According to Morningstart Equity Analyst Note dated 30 March 2026, Ping An’s operating profit after tax rose by 10% in 2025, with growth picking up due to better underwriting results in its property and casualty (P&C) business and smaller losses in its asset management segment.
The improvement was partly driven by milder catastrophe losses, which helped stabilise margins.
Looking ahead, the group is expected to deliver high single-digit operating profit growth through to 2030.
This outlook is supported by continued recovery across its insurance operations and reduced risks in its banking and asset management businesses.
Bancassurance is expected to be a key growth driver. Ping An has rapidly scaled this channel since 2023 and now delivers a margin of around 29%, close to international peers and significantly higher than domestic competitors at around 15%.
This strong margin profile is expected to support further growth in new business value, especially as distribution capabilities continue to expand beyond its core banking network.
The life insurance segment is also expected to benefit from this momentum, with stronger sales productivity and improved agent efficiency likely to support more stable long-term growth.
In the P&C segment, underwriting performance is expected to remain relatively resilient.
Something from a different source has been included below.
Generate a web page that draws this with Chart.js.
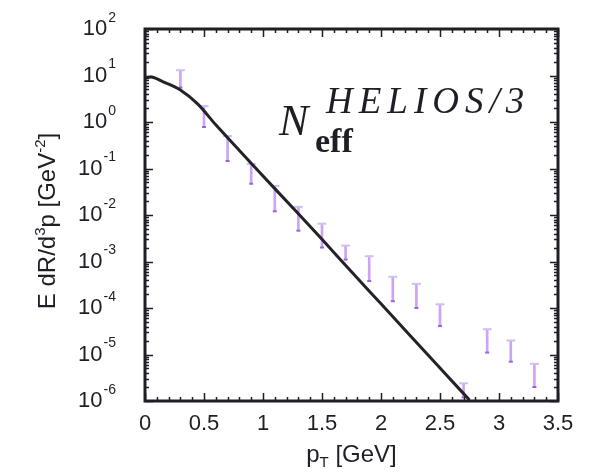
<!DOCTYPE html>
<html>
<head>
<meta charset="utf-8">
<script src="https://cdn.jsdelivr.net/npm/chart.js@4.4.1/dist/chart.umd.min.js"></script>
<style>
  html, body { margin: 0; padding: 0; background: #fff; }
  #wrap { width: 594px; height: 472px; }
</style>
</head>
<body>
<div id="wrap"><canvas id="c" width="594" height="472"></canvas></div>
<script>
// Thermal photon rate curve (N_eff HELIOS/3)
const curvePt = [0, 0.05, 0.15, 0.3, 0.45, 0.6, 0.8, 1.0, 1.25, 1.5, 1.75, 2.0, 2.25, 2.5, 2.75];
const curveRate = [8.8, 9.3, 7.4, 4.9, 2.4, 0.87, 0.245, 0.069, 0.0145, 0.003, 6.0e-4, 1.23e-4, 2.5e-5, 5.1e-6, 1.05e-6];

// Measured points shown as error bars (lower / upper ends)
const dataPt = [0.3, 0.5, 0.7, 0.9, 1.1, 1.3, 1.5, 1.7, 1.9, 2.1, 2.3, 2.5, 2.7, 2.9, 3.1, 3.3];
const dataLow = [5.5, 0.78, 0.145, 0.047, 0.012, 0.0046, 0.002, 0.0011, 3.8e-4, 1.4e-4, 1.0e-4, 4.1e-5, 1.2e-6, 1.1e-5, 7e-6, 2e-6];
const dataHigh = [13, 2.2, 0.5, 0.125, 0.042, 0.015, 0.0065, 0.0022, 1.3e-3, 4.7e-4, 3.3e-4, 1.2e-4, 2.4e-6, 3.5e-5, 2e-5, 6.3e-6];

// Axis ticks
const xTickValues = [0, 0.5, 1, 1.5, 2, 2.5, 3, 3.5];
const xTickLabels = ['0', '0.5', '1', '1.5', '2', '2.5', '3', '3.5'];
const yExponents = [2, 1, 0, -1, -2, -3, -4, -5, -6];

const INK = '#1e1e24';
const SANS = '"Liberation Sans", Arial, sans-serif';
const SERIF = '"Liberation Serif", "Times New Roman", serif';

// Draw a sequence of text pieces (font / vertical shift) starting at x
function drawRuns(ctx, parts, x, y, align) {
  let total = 0;
  parts.forEach(p => { ctx.font = p.font; p.w = ctx.measureText(p.t).width + (p.gap || 0); total += p.w; });
  let cx = align === 'center' ? x - total / 2 : align === 'right' ? x - total : x;
  parts.forEach(p => {
    ctx.font = p.font;
    ctx.fillText(p.t, cx, y + (p.dy || 0));
    cx += p.w;
  });
}

const axesPlugin = {
  id: 'axesPlugin',
  afterDatasetDraw(chart, args) {
    if (args.index !== 1) return;
    const { ctx, scales: { x, y } } = chart;
    ctx.save();
    ctx.lineWidth = 2;
    dataPt.forEach((v, i) => {
      const px = x.getPixelForValue(v);
      const top = y.getPixelForValue(dataHigh[i]);
      const bot = y.getPixelForValue(dataLow[i]);
      ctx.strokeStyle = '#d2bdf6';
      ctx.beginPath(); ctx.moveTo(px - 4.5, top); ctx.lineTo(px + 4.5, top); ctx.stroke();
      ctx.strokeStyle = '#9468d8';
      ctx.beginPath(); ctx.moveTo(px - 2, bot); ctx.lineTo(px + 2, bot); ctx.stroke();
    });
    ctx.restore();
  },
  afterDraw(chart) {
    const { ctx, chartArea: a, scales: { x, y } } = chart;
    ctx.save();
    ctx.strokeStyle = INK;
    ctx.lineWidth = 1.5;
    // x ticks (inside, bottom and top)
    for (let i = 0; i <= 35; i++) {
      const px = Math.round(x.getPixelForValue(i / 10)) + 0.5;
      const len = i % 5 === 0 ? 8 : 4;
      ctx.beginPath();
      ctx.moveTo(px, a.bottom); ctx.lineTo(px, a.bottom - len);
      ctx.moveTo(px, a.top); ctx.lineTo(px, a.top + len);
      ctx.stroke();
    }
    // y ticks (inside, left and right)
    for (let e = -6; e <= 2; e++) {
      const mults = e < 2 ? [1, 2, 3, 4, 5, 6, 7, 8, 9] : [1];
      mults.forEach(m => {
        const py = Math.round(y.getPixelForValue(m * Math.pow(10, e))) + 0.5;
        const len = m === 1 ? 8 : 4;
        ctx.beginPath();
        ctx.moveTo(a.left, py); ctx.lineTo(a.left + len, py);
        ctx.moveTo(a.right, py); ctx.lineTo(a.right - len, py);
        ctx.stroke();
      });
    }
    // frame
    ctx.lineWidth = 3;
    ctx.strokeRect(a.left, a.top, a.right - a.left, a.bottom - a.top);

    ctx.fillStyle = INK;
    // x tick labels
    ctx.textBaseline = 'middle';
    ctx.textAlign = 'center';
    ctx.font = '22px ' + SANS;
    xTickValues.forEach((v, i) => {
      ctx.fillText(xTickLabels[i], x.getPixelForValue(v), a.bottom + 23);
    });
    // y tick labels: 10 with raised exponent
    ctx.textAlign = 'left';
    yExponents.forEach(e => {
      const py = y.getPixelForValue(Math.pow(10, e));
      const ex = e < 0 ? '-' + (-e) : String(e);
      drawRuns(ctx, [
        { t: '10', font: '22px ' + SANS, gap: 1 },
        { t: ex, font: '14px ' + SANS, dy: -11 }
      ], 116, py, 'right');
    });
    // x title: p_T [GeV]
    ctx.textBaseline = 'alphabetic';
    drawRuns(ctx, [
      { t: 'p', font: '24px ' + SANS },
      { t: 'T', font: '15px ' + SANS, dy: 5 },
      { t: ' [GeV]', font: '24px ' + SANS }
    ], (a.left + a.right) / 2, 462, 'center');
    // y title: E dR/d^3p [GeV^-2]
    ctx.save();
    ctx.translate(55, 221);
    ctx.rotate(-Math.PI / 2);
    drawRuns(ctx, [
      { t: 'E dR/d', font: '24px ' + SANS },
      { t: '3', font: '15px ' + SANS, dy: -10 },
      { t: 'p [GeV', font: '24px ' + SANS },
      { t: '-2', font: '15px ' + SANS, dy: -10 },
      { t: ']', font: '24px ' + SANS }
    ], 0, 0, 'center');
    ctx.restore();
    // annotation N_eff^{HELIOS/3}
    ctx.font = 'italic 44px ' + SERIF;
    ctx.fillText('N', 279, 135);
    ctx.font = 'italic 37px ' + SERIF;
    let hx = 326;
    'HELIOS/3'.split('').forEach(ch => {
      ctx.fillText(ch, hx, 113);
      hx += ctx.measureText(ch).width + 6;
    });
    ctx.font = 'bold 34px ' + SERIF;
    ctx.fillText('eff', 315, 152);
    ctx.restore();
  }
};

new Chart(document.getElementById('c'), {
  data: {
    datasets: [
      {
        type: 'line',
        data: curvePt.map((v, i) => ({ x: v, y: curveRate[i] })),
        borderColor: '#222228',
        borderWidth: 3,
        pointRadius: 0,
        cubicInterpolationMode: 'monotone',
        order: 0
      },
      {
        type: 'bar',
        data: dataPt.map((v, i) => ({ x: v, y: [dataLow[i], dataHigh[i]] })),
        backgroundColor: '#cba4f2',
        barThickness: 2,
        borderWidth: 0,
        grouped: false,
        order: 1
      }
    ]
  },
  options: {
    responsive: false,
    animation: false,
    devicePixelRatio: 1,
    layout: { padding: { left: 145, right: 36, top: 29, bottom: 71 } },
    plugins: { legend: { display: false }, tooltip: { enabled: false } },
    scales: {
      x: { type: 'linear', min: 0, max: 3.5, offset: false, display: false },
      y: { type: 'logarithmic', min: 1e-6, max: 100, display: false }
    }
  },
  plugins: [axesPlugin]
});
</script>
</body>
</html>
Growth in new energy vehicle insurance is highlighted as a key opportunity, with rising adoption expected to support premium growth.
However, margins could remain sensitive to claims trends and competition, limiting the pace of improvement.
Investment performance remains a key uncertainty. Whilst losses in asset management have narrowed, future returns are expected to depend on market conditions, which could continue to affect overall earnings stability.